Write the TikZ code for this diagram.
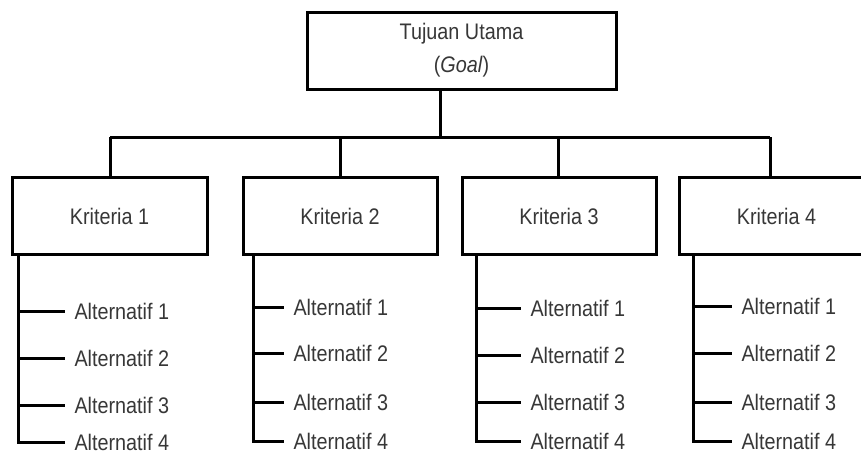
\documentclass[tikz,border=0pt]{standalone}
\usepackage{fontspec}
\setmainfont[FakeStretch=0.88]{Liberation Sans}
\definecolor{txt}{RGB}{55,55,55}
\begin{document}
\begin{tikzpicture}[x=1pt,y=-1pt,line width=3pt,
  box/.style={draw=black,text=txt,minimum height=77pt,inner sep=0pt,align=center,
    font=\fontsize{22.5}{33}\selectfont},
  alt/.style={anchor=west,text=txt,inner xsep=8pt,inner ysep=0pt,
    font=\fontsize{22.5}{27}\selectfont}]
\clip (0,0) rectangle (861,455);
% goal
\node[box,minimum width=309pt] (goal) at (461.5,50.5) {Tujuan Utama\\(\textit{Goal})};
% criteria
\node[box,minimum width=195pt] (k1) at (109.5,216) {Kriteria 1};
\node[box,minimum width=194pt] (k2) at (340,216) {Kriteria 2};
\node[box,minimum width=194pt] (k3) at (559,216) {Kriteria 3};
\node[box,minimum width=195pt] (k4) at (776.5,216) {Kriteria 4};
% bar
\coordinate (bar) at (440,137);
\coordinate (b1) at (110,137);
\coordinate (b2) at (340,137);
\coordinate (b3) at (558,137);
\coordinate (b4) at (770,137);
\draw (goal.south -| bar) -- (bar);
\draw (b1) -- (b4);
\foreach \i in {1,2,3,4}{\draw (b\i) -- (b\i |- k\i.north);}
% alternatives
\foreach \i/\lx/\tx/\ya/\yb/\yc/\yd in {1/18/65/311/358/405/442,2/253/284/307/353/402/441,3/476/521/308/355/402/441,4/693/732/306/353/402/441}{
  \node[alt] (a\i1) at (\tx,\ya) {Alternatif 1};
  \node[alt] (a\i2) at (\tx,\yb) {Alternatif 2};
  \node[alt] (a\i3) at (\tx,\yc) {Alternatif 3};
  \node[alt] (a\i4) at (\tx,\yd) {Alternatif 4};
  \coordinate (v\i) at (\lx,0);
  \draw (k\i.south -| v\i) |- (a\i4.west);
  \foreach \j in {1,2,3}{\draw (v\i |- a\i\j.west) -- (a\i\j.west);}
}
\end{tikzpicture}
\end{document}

> SHORT EXERCISE
Keep every word of the data as it is when you write it out, but drop the pictures.

> RESULT
Write the TikZ code for this diagram.
\documentclass[tikz,border=0pt]{standalone}
\usepackage{fontspec}
\setmainfont[FakeStretch=0.88]{Liberation Sans}
\definecolor{txt}{RGB}{55,55,55}
\begin{document}
\begin{tikzpicture}[x=1pt,y=-1pt,line width=3pt,
  box/.style={draw=black,text=txt,minimum height=77pt,inner sep=0pt,align=center,
    font=\fontsize{22.5}{33}\selectfont},
  alt/.style={anchor=west,text=txt,inner xsep=8pt,inner ysep=0pt,
    font=\fontsize{22.5}{27}\selectfont}]
\clip (0,0) rectangle (861,455);
% goal
\node[box,minimum width=309pt] (goal) at (461.5,50.5) {Tujuan Utama\\(\textit{Goal})};
% criteria
\node[box,minimum width=195pt] (k1) at (109.5,216) {Kriteria 1};
\node[box,minimum width=194pt] (k2) at (340,216) {Kriteria 2};
\node[box,minimum width=194pt] (k3) at (559,216) {Kriteria 3};
\node[box,minimum width=195pt] (k4) at (776.5,216) {Kriteria 4};
% bar
\coordinate (bar) at (440,137);
\coordinate (b1) at (110,137);
\coordinate (b2) at (340,137);
\coordinate (b3) at (558,137);
\coordinate (b4) at (770,137);
\draw (goal.south -| bar) -- (bar);
\draw (b1) -- (b4);
\foreach \i in {1,2,3,4}{\draw (b\i) -- (b\i |- k\i.north);}
% alternatives
\foreach \i/\lx/\tx/\ya/\yb/\yc/\yd in {1/18/65/311/358/405/442,2/253/284/307/353/402/441,3/476/521/308/355/402/441,4/693/732/306/353/402/441}{
  \node[alt] (a\i1) at (\tx,\ya) {Alternatif 1};
  \node[alt] (a\i2) at (\tx,\yb) {Alternatif 2};
  \node[alt] (a\i3) at (\tx,\yc) {Alternatif 3};
  \node[alt] (a\i4) at (\tx,\yd) {Alternatif 4};
  \coordinate (v\i) at (\lx,0);
  \draw (k\i.south -| v\i) |- (a\i4.west);
  \foreach \j in {1,2,3}{\draw (v\i |- a\i\j.west) -- (a\i\j.west);}
}
\end{tikzpicture}
\end{document}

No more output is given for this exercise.